Hong Kong regulator updates crypto policies for intermediaries



In an Oct. 20 post, the Securities and Futures Commission (SFC) of Hong Kong shared updated guidelines that will supersede the January 2022 joint circular on virtual-asset-related activities.

This comes after the SFC and the HKMA received an increasing number of enquiries from intermediaries about the distribution of these assets.

Following market developments

In 2018, the SFC devised its regulatory framework for virtual assets, introducing a restriction that would limit various activities like the distribution of virtual asset funds to “professional investors only.” 

Consequently, as stated in the release, a wider array of investment products have emerged, catering to both retail and professional investors offering exposure to virtual assets. As a result, the SFC has extended permission to SFC-licensed virtual asset trading platforms to serve retail investors, alongside authorization for public offerings of virtual asset futures exchange-traded funds in Hong Kong.
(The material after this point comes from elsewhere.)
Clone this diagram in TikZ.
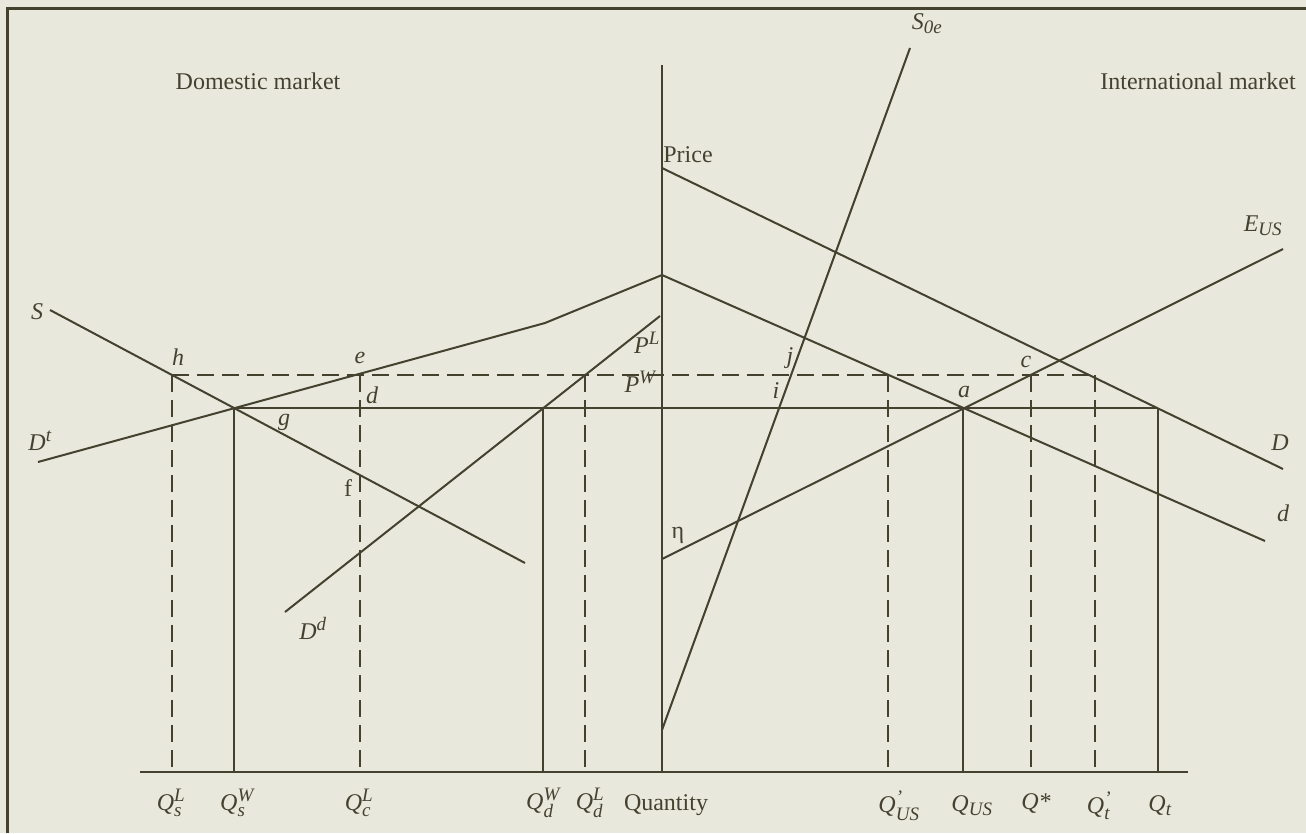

After reviewing the industry’s most recent market developments and enquiries, the SFC and the HKMA made policy updates to further expand retail access through intermediaries to allow investors to directly deposit and withdraw virtual assets. The updated requirements go on to classify virtual assets as “complex products”, making them subject to the same guidelines as similar financial products.

That said, the risks associated with investing in virtual assets set in 2018 will continue to apply.

Licensed to be killed

Just a week earlier, on Oct. 11, the Vice-President of The Hong Kong University of Science and Technology, Wang Yang, criticized Hong Kong’s current virtual asset regulation. At the time, he highlighted its burdensome and counterproductive nature, which he termed “Licensed to Be Killed.” 

Despite the regulatory approach going under fire, Hong Kong continues to push forward as a new crypto hub.